» **Data shown**
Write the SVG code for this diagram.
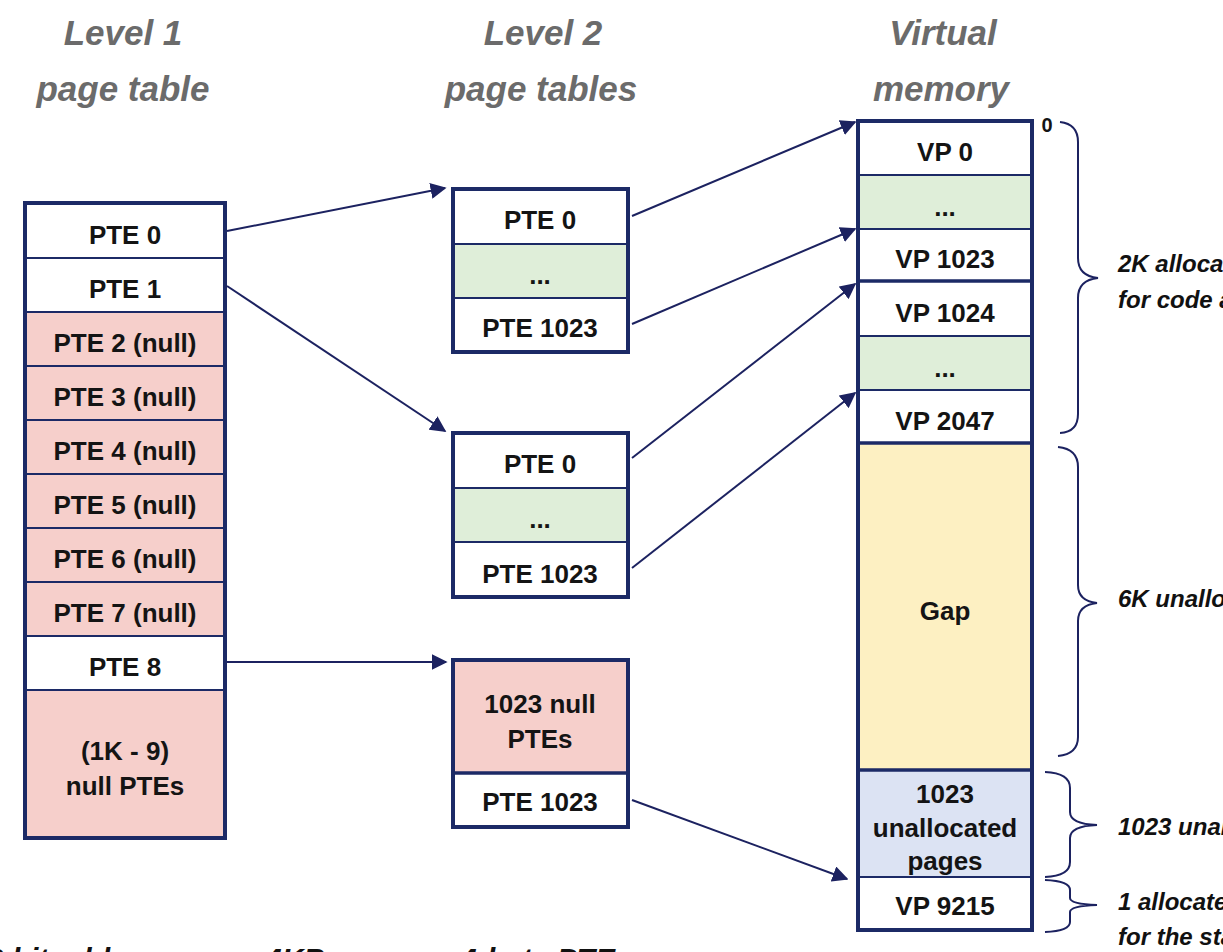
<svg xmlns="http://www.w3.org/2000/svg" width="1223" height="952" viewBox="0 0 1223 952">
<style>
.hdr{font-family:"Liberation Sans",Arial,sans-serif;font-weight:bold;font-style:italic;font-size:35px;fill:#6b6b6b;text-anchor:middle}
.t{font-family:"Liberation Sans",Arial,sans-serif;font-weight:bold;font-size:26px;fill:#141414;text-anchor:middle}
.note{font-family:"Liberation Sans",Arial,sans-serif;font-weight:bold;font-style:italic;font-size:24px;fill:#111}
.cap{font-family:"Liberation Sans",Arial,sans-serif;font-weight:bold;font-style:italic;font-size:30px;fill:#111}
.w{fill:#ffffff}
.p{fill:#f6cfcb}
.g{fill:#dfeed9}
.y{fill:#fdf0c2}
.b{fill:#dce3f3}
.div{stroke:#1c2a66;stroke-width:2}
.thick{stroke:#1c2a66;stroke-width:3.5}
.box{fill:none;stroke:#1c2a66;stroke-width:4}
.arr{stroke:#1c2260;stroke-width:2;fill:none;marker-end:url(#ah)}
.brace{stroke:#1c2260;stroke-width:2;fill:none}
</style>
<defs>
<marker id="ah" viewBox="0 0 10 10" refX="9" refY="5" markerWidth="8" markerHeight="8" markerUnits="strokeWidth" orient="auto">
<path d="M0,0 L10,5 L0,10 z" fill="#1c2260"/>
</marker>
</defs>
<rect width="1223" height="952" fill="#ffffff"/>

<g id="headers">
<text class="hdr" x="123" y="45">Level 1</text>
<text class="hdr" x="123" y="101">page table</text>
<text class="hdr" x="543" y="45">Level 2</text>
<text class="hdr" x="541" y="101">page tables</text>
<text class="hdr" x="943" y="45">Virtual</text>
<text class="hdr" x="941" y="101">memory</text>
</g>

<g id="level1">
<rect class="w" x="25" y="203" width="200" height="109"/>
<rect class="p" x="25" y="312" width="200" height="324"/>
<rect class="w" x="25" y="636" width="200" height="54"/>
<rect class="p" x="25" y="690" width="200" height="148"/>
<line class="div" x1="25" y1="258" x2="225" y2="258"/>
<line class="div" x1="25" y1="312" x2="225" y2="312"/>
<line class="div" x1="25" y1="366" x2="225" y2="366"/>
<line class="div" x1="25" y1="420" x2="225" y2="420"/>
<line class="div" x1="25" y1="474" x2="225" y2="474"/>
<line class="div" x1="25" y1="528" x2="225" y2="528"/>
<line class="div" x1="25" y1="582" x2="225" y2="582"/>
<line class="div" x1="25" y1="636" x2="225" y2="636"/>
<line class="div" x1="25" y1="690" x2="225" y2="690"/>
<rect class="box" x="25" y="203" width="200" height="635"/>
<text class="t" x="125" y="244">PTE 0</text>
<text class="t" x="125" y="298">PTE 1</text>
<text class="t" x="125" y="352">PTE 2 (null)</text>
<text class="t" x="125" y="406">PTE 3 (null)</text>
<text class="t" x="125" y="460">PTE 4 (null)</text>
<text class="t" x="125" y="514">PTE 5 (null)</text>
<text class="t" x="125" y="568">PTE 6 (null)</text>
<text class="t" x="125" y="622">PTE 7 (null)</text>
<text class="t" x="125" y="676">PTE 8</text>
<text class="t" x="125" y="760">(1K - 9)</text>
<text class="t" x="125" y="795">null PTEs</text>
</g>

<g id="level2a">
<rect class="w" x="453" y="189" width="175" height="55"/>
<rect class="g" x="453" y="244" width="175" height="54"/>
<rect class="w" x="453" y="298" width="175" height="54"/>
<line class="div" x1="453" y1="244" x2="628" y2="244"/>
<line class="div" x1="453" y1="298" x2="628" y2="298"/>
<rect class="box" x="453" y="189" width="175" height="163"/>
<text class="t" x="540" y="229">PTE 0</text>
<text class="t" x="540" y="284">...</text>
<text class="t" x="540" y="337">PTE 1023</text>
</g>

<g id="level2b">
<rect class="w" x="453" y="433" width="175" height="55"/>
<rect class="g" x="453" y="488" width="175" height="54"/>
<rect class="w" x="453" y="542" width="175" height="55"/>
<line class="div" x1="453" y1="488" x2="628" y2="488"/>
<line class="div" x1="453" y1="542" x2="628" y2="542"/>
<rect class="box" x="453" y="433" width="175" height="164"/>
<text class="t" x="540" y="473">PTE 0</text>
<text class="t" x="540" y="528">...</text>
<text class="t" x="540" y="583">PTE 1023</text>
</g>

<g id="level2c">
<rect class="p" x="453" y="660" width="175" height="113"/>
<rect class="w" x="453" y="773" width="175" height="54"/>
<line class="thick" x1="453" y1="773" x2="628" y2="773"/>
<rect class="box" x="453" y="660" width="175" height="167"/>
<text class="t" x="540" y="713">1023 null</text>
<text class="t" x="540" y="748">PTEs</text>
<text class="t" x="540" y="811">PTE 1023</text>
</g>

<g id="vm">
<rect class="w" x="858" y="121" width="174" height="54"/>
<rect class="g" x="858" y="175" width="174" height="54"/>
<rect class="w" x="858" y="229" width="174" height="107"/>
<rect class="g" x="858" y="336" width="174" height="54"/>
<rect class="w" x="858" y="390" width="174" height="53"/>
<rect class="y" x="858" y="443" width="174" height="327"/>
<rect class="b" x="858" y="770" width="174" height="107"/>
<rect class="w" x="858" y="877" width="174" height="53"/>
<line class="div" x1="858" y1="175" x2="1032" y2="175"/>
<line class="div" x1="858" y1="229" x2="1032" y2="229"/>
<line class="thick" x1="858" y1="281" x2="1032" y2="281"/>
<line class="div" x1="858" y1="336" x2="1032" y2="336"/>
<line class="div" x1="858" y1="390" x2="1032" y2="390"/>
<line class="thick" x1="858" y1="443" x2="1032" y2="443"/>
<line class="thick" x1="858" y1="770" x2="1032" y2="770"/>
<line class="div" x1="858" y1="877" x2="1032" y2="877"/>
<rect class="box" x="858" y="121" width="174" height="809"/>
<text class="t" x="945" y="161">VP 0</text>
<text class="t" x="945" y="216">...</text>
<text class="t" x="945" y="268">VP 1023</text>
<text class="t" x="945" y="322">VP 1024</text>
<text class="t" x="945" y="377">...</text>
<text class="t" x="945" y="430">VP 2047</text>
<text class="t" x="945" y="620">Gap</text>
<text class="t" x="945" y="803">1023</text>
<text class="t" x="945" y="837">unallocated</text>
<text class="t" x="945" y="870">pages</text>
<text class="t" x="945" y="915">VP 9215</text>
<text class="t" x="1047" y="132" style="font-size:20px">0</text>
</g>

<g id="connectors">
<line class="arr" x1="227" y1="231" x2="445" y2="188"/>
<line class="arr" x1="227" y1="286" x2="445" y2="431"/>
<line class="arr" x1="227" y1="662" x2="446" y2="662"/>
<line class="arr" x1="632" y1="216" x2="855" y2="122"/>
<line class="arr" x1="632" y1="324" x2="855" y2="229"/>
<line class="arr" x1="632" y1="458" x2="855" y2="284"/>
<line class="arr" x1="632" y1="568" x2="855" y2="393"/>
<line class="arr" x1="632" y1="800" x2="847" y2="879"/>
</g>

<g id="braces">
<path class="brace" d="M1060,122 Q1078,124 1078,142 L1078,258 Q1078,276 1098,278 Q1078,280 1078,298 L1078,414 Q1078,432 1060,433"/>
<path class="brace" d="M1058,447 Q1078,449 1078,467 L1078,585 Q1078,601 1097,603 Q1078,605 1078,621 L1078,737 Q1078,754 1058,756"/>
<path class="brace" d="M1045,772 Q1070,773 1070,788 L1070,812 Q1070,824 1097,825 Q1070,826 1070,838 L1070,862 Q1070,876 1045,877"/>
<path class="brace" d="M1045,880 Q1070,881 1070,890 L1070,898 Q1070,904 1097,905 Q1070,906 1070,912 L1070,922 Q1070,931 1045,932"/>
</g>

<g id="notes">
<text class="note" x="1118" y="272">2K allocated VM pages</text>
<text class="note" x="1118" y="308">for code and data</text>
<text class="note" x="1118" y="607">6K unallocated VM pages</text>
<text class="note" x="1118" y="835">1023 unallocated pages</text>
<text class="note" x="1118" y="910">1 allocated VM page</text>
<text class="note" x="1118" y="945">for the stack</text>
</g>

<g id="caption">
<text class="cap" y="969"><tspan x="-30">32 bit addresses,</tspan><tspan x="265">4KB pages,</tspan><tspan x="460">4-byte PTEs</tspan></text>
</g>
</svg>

» **Prompt**
Which lines contain the word "code"? Copy each of them.

» **Reply to the exercise**
Write the SVG code for this diagram.
<text class="note" x="1118" y="308">for code and data</text>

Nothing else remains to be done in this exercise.